130. On the other hand, the Panel does not agree with FIFA that Clause 4.4 of the Agreement constitutes, per se, any disciplinary violation. Rather, it is a clause merely aimed at ensuring the enforcement of the legitimate preferential right granted by Avaí in favour of Benfica. Therefore, only one violation, instead of two, can be held against the Appellant. Moreover, Benfica promptly and adequately cooperated with FIFA’s disciplinary bodies. As a consequence, the Panel finds that the sanctions imposed on Benfica are disproportionate and must be reduced.
131. In light of all of the above, the Panel concludes that the fine inflicted on Benfica by the Appealed Decision is manifestly disproportionate. It deems appropriate to reduce it from CHF 40,000 to CHF 20,000. As usual with pecuniary sanctions imposed by FIFA, this fine will have to be paid to FIFA within 30 (thirty) days after receipt of this arbitral award.
132. Finally, the Panel confirms the warning imposed on Benfica as to its future conduct under Article 6 FDC. The Panel considers, in particular, the aim pursued by Article 18bis RSTP and the fact that, with the case at hand, the Appellant totals five violations of Article 18bis RSTP
E. Further or different motions
133. All further or different motions or requests of the Parties are dismissed.
ON THESE GROUNDS
The Court of Arbitration for Sport rules that:
1. The appeal filed on 24 June 2021 by Sport Lisboa e Benfica SAD against the decision rendered by the FIFA Appeal Committee on 8 April 2021 is partially upheld.

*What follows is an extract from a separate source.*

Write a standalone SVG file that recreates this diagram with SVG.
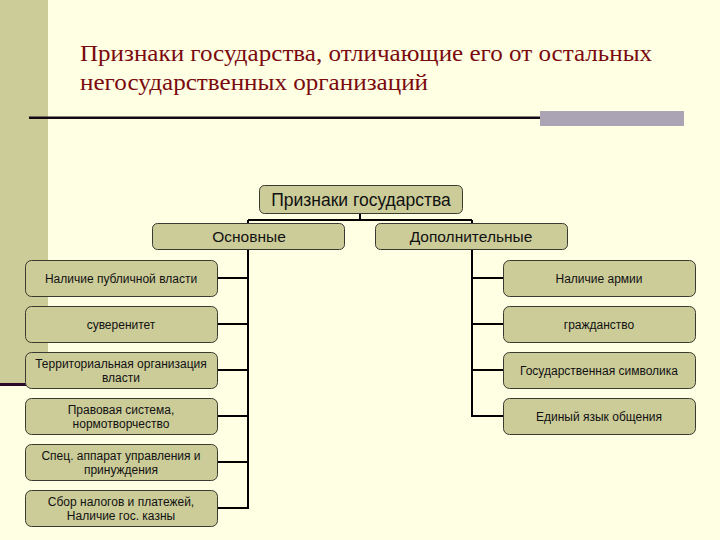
<svg xmlns="http://www.w3.org/2000/svg" width="720" height="540" viewBox="0 0 720 540">
<style>
.box{fill:#CCCC99;stroke:#3a3a30;stroke-width:1}
.t{font-family:"Liberation Sans",Arial,sans-serif;fill:#111;text-anchor:middle}
.s{font-size:12px}
.m{font-size:15.5px}
.title{font-family:"Liberation Serif","Times New Roman",serif;font-size:24px;fill:#7A0A0F}
.c{stroke:#000;stroke-width:2;fill:none}
</style>
<rect x="0" y="0" width="720" height="540" fill="#FFFFE3"/>
<rect x="0" y="0" width="48" height="383" fill="#CCCC99"/>
<rect x="0" y="383" width="26" height="3" fill="#2A0A2A"/>
<g id="title">
<text class="title" x="80" y="61" textLength="572" lengthAdjust="spacingAndGlyphs">Признаки государства, отличающие его от остальных</text>
<text class="title" x="80" y="90" textLength="348" lengthAdjust="spacingAndGlyphs">негосударственных организаций</text>
</g>
<rect x="29" y="116.5" width="512" height="2.5" fill="#140814"/>
<rect x="540" y="111" width="144" height="15" fill="#ABA4B4"/>
<g id="connectors">
<path class="c" d="M360 213V220M248 220H472M248 220V223M472 220V223"/>
<path class="c" d="M248 249V509M217 278H248M217 324H248M217 370H248M217 416H248M217 462H248M217 508H248"/>
<path class="c" d="M472 249V417M472 278H503M472 324H503M472 370H503M472 416H503"/>
</g>
<g id="root"><rect class="box" x="259.5" y="185.5" width="203" height="28" rx="5"/><text class="t" x="361" y="205.5" font-size="17.5">Признаки государства</text></g>
<g id="main"><rect class="box" x="152.5" y="223.5" width="192" height="26" rx="5"/><text class="t m" x="249" y="242">Основные</text></g>
<g id="extra"><rect class="box" x="375.5" y="223.5" width="192" height="26" rx="5"/><text class="t m" x="471" y="242">Дополнительные</text></g>
<g id="l1"><rect class="box" x="25.5" y="260.5" width="192" height="36" rx="6"/><text class="t s" x="121" y="282.5">Наличие публичной власти</text></g>
<g id="l2"><rect class="box" x="25.5" y="306.5" width="192" height="36" rx="6"/><text class="t s" x="121" y="328.5">суверенитет</text></g>
<g id="l3"><rect class="box" x="25.5" y="352.5" width="192" height="36" rx="6"/><text class="t s" x="121" y="368">Территориальная организация</text><text class="t s" x="121" y="382">власти</text></g>
<g id="l4"><rect class="box" x="25.5" y="398.5" width="192" height="36" rx="6"/><text class="t s" x="121" y="414">Правовая система,</text><text class="t s" x="121" y="428">нормотворчество</text></g>
<g id="l5"><rect class="box" x="25.5" y="444.5" width="192" height="36" rx="6"/><text class="t s" x="121" y="460">Спец. аппарат управления и</text><text class="t s" x="121" y="474">принуждения</text></g>
<g id="l6"><rect class="box" x="25.5" y="490.5" width="192" height="36" rx="6"/><text class="t s" x="121" y="506">Сбор налогов и платежей,</text><text class="t s" x="121" y="520">Наличие гос. казны</text></g>
<g id="r1"><rect class="box" x="503.5" y="260.5" width="192" height="36" rx="6"/><text class="t s" x="599" y="282.5">Наличие армии</text></g>
<g id="r2"><rect class="box" x="503.5" y="306.5" width="192" height="36" rx="6"/><text class="t s" x="599" y="328.5">гражданство</text></g>
<g id="r3"><rect class="box" x="503.5" y="352.5" width="192" height="36" rx="6"/><text class="t s" x="599" y="374.5">Государственная символика</text></g>
<g id="r4"><rect class="box" x="503.5" y="398.5" width="192" height="36" rx="6"/><text class="t s" x="599" y="420.5">Единый язык общения</text></g>
</svg>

2. The decision of the FIFA Appeal Committee of 8 April 2021 is partially set aside and the decision of the FIFA Disciplinary Committee of 24 September 2020 is amended as follows:
2. The FIFA Disciplinary Committee orders the club SL Benfica to pay a fine to the amount of CHF 20,000.
3. The remainder of the decision of the FIFA Disciplinary Committee is confirmed.
4. (…).
5. (…).
6. All further or different motions or prayers for relief are dismissed.